▸ Source data
• • • • •

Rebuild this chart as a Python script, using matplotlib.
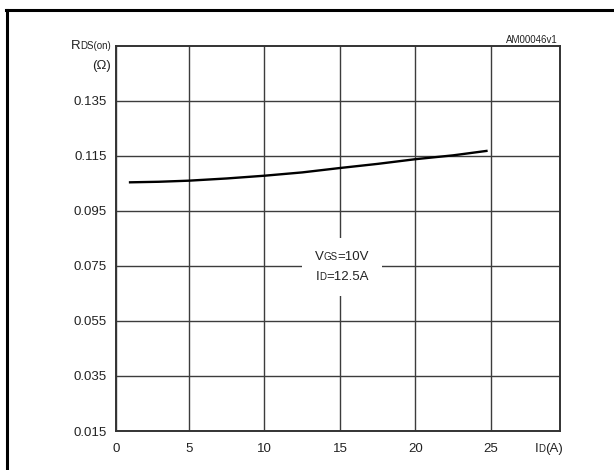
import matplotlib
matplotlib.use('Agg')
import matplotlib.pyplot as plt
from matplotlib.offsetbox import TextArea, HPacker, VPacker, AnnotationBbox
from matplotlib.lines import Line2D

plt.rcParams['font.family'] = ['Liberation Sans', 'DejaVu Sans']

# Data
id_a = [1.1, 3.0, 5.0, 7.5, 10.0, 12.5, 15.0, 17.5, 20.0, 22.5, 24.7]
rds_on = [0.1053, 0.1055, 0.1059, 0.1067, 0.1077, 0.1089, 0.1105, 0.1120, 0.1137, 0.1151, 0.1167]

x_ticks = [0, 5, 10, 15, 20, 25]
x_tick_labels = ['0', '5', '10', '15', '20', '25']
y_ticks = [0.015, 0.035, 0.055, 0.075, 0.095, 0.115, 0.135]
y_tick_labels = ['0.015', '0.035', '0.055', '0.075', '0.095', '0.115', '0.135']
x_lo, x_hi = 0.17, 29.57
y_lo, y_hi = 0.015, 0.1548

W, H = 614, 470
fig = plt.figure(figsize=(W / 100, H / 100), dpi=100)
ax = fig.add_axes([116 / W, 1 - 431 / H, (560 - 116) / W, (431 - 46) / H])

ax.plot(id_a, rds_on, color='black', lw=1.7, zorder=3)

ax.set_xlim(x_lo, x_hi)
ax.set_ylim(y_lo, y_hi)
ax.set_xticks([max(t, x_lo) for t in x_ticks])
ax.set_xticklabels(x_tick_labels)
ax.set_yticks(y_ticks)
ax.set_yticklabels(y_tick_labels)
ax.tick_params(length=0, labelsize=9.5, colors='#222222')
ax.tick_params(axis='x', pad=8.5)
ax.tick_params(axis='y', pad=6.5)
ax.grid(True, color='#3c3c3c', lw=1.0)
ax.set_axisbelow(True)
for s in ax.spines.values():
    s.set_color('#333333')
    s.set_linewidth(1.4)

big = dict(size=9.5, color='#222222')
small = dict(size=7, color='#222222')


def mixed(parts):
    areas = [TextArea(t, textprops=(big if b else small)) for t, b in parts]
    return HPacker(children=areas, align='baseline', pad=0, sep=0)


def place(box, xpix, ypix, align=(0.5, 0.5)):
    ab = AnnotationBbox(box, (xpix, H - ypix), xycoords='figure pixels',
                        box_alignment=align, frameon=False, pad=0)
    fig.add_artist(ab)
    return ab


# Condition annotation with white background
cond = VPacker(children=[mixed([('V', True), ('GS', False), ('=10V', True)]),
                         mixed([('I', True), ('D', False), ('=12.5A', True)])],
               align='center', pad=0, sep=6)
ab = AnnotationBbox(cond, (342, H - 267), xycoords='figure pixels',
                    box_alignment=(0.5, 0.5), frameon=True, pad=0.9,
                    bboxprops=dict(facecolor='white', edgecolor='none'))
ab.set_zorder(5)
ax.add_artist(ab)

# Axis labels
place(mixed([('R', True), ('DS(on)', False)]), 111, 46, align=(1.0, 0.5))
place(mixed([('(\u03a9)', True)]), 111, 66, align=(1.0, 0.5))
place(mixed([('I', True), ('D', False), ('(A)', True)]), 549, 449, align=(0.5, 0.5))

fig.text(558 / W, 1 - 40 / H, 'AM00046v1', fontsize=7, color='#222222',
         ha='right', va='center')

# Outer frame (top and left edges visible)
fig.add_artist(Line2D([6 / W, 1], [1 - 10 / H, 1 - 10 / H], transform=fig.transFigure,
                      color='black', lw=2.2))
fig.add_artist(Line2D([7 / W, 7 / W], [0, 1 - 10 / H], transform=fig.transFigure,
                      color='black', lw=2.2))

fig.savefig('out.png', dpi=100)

• • • • •

▸ Written request
Begin at the first line of the data above and repeat each line exactly, stopping after the line containing "ax = fig.add_axes([116". Omit the pictures.

▸ The response
Rebuild this chart as a Python script, using matplotlib.
import matplotlib
matplotlib.use('Agg')
import matplotlib.pyplot as plt
from matplotlib.offsetbox import TextArea, HPacker, VPacker, AnnotationBbox
from matplotlib.lines import Line2D

plt.rcParams['font.family'] = ['Liberation Sans', 'DejaVu Sans']

# Data
id_a = [1.1, 3.0, 5.0, 7.5, 10.0, 12.5, 15.0, 17.5, 20.0, 22.5, 24.7]
rds_on = [0.1053, 0.1055, 0.1059, 0.1067, 0.1077, 0.1089, 0.1105, 0.1120, 0.1137, 0.1151, 0.1167]

x_ticks = [0, 5, 10, 15, 20, 25]
x_tick_labels = ['0', '5', '10', '15', '20', '25']
y_ticks = [0.015, 0.035, 0.055, 0.075, 0.095, 0.115, 0.135]
y_tick_labels = ['0.015', '0.035', '0.055', '0.075', '0.095', '0.115', '0.135']
x_lo, x_hi = 0.17, 29.57
y_lo, y_hi = 0.015, 0.1548

W, H = 614, 470
fig = plt.figure(figsize=(W / 100, H / 100), dpi=100)
ax = fig.add_axes([116 / W, 1 - 431 / H, (560 - 116) / W, (431 - 46) / H])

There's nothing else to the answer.